- [Work instructions]:
Count only the lines of the records that hold "this", then give the number without any other words.

- [Provided entries]:
═══
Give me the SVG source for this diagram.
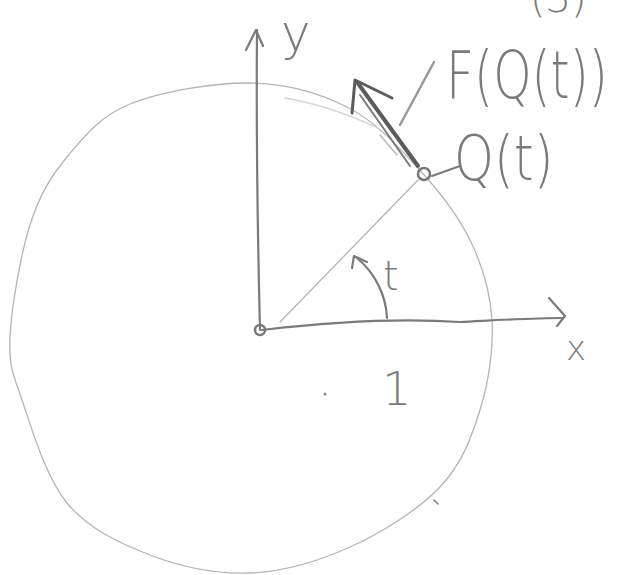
═══
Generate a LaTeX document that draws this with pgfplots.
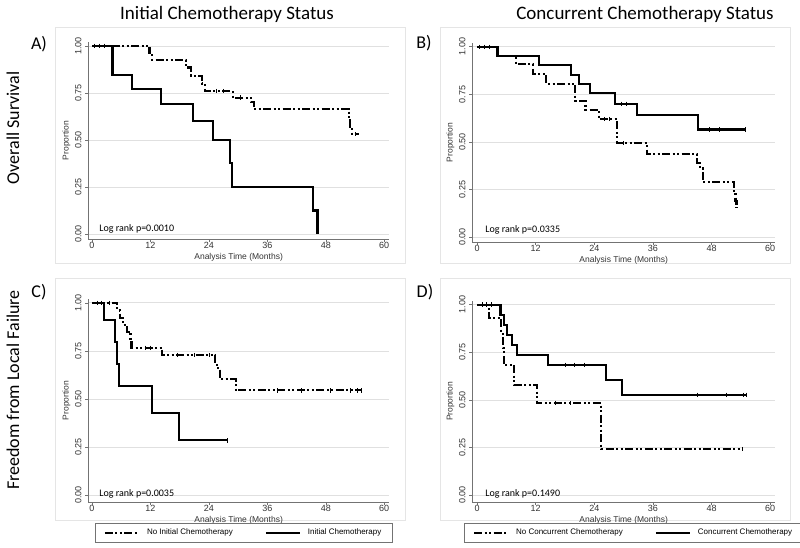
═══
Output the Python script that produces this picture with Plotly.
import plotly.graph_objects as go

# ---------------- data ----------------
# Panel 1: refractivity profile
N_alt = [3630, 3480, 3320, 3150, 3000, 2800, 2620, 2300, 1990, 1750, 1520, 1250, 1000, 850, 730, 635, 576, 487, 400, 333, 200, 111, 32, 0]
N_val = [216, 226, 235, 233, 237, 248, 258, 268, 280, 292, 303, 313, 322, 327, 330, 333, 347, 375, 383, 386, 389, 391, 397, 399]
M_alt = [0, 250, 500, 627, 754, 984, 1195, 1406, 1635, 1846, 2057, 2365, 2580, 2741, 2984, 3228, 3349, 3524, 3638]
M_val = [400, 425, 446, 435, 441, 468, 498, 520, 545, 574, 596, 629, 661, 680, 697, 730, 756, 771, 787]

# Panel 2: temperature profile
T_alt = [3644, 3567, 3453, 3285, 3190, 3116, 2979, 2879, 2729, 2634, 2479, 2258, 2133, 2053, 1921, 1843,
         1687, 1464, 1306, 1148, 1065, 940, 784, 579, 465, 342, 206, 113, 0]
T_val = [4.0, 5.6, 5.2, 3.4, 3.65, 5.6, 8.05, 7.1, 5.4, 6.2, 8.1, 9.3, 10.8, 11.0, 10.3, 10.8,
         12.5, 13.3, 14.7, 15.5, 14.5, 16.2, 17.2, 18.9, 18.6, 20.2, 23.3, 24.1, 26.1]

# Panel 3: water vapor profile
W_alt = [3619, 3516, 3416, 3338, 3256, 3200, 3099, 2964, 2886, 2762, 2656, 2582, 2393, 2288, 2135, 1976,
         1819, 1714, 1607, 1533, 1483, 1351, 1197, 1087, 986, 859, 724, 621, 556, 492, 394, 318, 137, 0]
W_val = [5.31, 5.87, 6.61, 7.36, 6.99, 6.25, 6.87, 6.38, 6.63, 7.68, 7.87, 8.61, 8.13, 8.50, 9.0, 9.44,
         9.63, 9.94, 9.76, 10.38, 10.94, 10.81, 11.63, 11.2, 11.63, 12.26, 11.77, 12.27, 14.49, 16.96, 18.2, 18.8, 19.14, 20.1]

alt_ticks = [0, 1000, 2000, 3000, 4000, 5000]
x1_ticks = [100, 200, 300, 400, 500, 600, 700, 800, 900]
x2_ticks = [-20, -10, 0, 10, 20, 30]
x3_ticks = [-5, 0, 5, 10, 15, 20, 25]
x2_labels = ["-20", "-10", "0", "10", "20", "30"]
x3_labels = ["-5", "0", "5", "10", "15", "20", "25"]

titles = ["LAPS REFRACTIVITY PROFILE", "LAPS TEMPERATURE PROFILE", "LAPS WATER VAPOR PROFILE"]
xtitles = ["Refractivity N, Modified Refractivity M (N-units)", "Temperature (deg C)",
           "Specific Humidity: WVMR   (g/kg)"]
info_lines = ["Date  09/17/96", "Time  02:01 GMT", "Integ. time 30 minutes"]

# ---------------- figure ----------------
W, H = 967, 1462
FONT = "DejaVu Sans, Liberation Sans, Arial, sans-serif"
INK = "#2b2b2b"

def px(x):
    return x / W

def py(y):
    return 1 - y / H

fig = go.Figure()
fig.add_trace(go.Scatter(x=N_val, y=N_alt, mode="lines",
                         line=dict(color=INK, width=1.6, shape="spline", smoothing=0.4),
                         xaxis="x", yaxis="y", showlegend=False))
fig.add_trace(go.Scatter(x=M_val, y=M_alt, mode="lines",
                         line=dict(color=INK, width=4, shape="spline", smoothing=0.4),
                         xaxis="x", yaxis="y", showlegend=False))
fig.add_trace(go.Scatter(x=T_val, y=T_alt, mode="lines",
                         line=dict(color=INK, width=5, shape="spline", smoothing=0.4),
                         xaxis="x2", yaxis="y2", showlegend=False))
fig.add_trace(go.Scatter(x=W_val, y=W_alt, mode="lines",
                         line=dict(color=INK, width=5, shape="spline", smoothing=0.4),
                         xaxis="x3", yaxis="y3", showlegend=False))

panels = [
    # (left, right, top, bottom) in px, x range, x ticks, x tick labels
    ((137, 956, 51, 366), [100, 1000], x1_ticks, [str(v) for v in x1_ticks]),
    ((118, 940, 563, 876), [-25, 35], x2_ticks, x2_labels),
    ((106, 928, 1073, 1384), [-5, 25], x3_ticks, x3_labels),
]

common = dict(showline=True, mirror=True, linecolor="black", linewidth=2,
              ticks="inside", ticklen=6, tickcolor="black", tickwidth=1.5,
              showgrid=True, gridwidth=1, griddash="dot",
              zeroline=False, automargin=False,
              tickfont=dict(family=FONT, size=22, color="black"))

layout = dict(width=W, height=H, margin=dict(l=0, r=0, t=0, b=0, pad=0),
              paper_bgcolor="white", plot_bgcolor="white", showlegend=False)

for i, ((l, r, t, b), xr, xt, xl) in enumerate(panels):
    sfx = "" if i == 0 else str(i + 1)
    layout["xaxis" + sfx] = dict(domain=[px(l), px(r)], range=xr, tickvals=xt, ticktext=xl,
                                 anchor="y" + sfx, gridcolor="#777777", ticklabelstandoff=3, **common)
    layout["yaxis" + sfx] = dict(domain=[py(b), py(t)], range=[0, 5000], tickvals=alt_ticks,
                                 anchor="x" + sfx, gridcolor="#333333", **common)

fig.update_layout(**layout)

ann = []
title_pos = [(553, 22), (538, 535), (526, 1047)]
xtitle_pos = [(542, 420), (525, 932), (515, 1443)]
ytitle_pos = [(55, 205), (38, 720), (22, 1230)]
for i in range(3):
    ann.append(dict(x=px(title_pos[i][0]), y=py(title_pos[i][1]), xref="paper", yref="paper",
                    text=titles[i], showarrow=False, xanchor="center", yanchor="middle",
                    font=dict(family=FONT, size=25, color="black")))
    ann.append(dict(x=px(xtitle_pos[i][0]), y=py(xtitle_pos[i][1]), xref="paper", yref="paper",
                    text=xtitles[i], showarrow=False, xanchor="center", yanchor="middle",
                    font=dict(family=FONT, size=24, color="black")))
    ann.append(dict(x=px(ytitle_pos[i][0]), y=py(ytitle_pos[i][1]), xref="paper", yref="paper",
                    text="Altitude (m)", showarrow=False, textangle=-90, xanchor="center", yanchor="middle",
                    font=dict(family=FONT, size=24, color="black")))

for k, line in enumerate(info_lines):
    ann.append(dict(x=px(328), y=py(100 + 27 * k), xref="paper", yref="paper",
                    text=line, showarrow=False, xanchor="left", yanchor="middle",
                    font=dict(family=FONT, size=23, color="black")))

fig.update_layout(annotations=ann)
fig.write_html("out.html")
═══
- [Solution to the exercise]:
3